Exercise inputs:
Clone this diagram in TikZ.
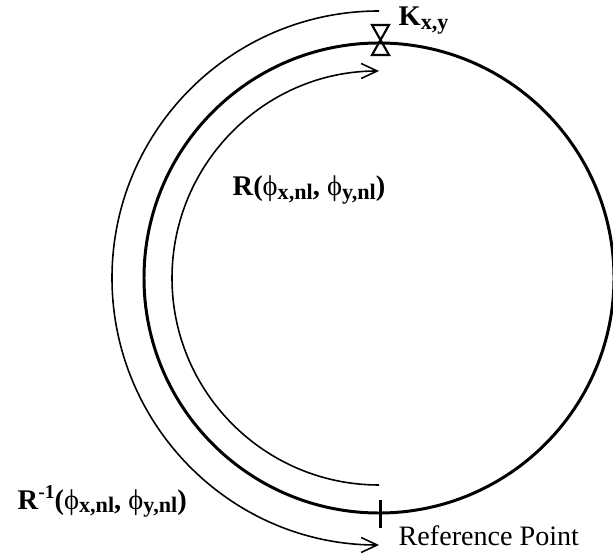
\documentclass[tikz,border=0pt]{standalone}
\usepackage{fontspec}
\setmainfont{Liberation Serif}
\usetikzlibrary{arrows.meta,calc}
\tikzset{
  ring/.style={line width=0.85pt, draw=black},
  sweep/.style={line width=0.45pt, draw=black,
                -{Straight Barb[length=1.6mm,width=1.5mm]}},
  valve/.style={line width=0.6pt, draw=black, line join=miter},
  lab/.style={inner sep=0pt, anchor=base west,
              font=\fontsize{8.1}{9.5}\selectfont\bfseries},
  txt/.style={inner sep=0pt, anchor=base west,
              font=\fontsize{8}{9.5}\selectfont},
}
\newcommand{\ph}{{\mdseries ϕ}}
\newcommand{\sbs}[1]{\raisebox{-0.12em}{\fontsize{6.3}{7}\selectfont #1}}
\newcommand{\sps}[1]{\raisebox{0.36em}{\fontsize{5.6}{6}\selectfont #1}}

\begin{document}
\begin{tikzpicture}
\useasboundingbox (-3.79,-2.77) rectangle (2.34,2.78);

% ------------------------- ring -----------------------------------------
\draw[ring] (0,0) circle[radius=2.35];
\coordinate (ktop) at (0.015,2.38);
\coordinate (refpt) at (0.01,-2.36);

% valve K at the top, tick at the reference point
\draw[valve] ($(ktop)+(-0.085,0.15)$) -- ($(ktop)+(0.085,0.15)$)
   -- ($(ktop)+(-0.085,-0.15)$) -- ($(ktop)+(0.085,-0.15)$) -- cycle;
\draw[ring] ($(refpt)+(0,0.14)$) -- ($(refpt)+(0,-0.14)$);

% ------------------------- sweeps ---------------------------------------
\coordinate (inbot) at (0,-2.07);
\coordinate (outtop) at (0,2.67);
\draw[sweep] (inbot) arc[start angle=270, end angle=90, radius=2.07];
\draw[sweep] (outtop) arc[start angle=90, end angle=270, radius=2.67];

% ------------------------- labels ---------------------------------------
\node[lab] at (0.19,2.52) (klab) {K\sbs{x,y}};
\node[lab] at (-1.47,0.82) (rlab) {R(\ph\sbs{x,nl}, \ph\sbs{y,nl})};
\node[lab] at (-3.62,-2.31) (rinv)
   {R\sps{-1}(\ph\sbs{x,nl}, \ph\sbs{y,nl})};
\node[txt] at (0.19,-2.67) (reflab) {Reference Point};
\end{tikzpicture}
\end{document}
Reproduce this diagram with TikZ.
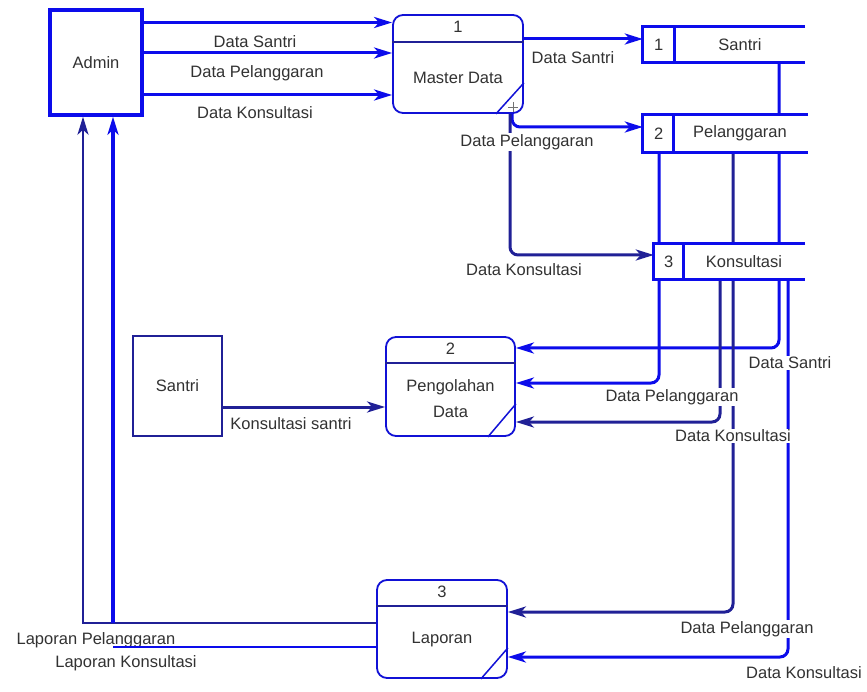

Exercise requirements: Take the listing and print it again exactly, but without any pictures.

Written answer:
Clone this diagram in TikZ.
\documentclass[tikz,border=0pt]{standalone}
\usepackage{fontspec}
\setmainfont{Liberation Serif}
\usetikzlibrary{arrows.meta,calc}
\tikzset{
  ring/.style={line width=0.85pt, draw=black},
  sweep/.style={line width=0.45pt, draw=black,
                -{Straight Barb[length=1.6mm,width=1.5mm]}},
  valve/.style={line width=0.6pt, draw=black, line join=miter},
  lab/.style={inner sep=0pt, anchor=base west,
              font=\fontsize{8.1}{9.5}\selectfont\bfseries},
  txt/.style={inner sep=0pt, anchor=base west,
              font=\fontsize{8}{9.5}\selectfont},
}
\newcommand{\ph}{{\mdseries ϕ}}
\newcommand{\sbs}[1]{\raisebox{-0.12em}{\fontsize{6.3}{7}\selectfont #1}}
\newcommand{\sps}[1]{\raisebox{0.36em}{\fontsize{5.6}{6}\selectfont #1}}

\begin{document}
\begin{tikzpicture}
\useasboundingbox (-3.79,-2.77) rectangle (2.34,2.78);

% ------------------------- ring -----------------------------------------
\draw[ring] (0,0) circle[radius=2.35];
\coordinate (ktop) at (0.015,2.38);
\coordinate (refpt) at (0.01,-2.36);

% valve K at the top, tick at the reference point
\draw[valve] ($(ktop)+(-0.085,0.15)$) -- ($(ktop)+(0.085,0.15)$)
   -- ($(ktop)+(-0.085,-0.15)$) -- ($(ktop)+(0.085,-0.15)$) -- cycle;
\draw[ring] ($(refpt)+(0,0.14)$) -- ($(refpt)+(0,-0.14)$);

% ------------------------- sweeps ---------------------------------------
\coordinate (inbot) at (0,-2.07);
\coordinate (outtop) at (0,2.67);
\draw[sweep] (inbot) arc[start angle=270, end angle=90, radius=2.07];
\draw[sweep] (outtop) arc[start angle=90, end angle=270, radius=2.67];

% ------------------------- labels ---------------------------------------
\node[lab] at (0.19,2.52) (klab) {K\sbs{x,y}};
\node[lab] at (-1.47,0.82) (rlab) {R(\ph\sbs{x,nl}, \ph\sbs{y,nl})};
\node[lab] at (-3.62,-2.31) (rinv)
   {R\sps{-1}(\ph\sbs{x,nl}, \ph\sbs{y,nl})};
\node[txt] at (0.19,-2.67) (reflab) {Reference Point};
\end{tikzpicture}
\end{document}
Reproduce this diagram with TikZ.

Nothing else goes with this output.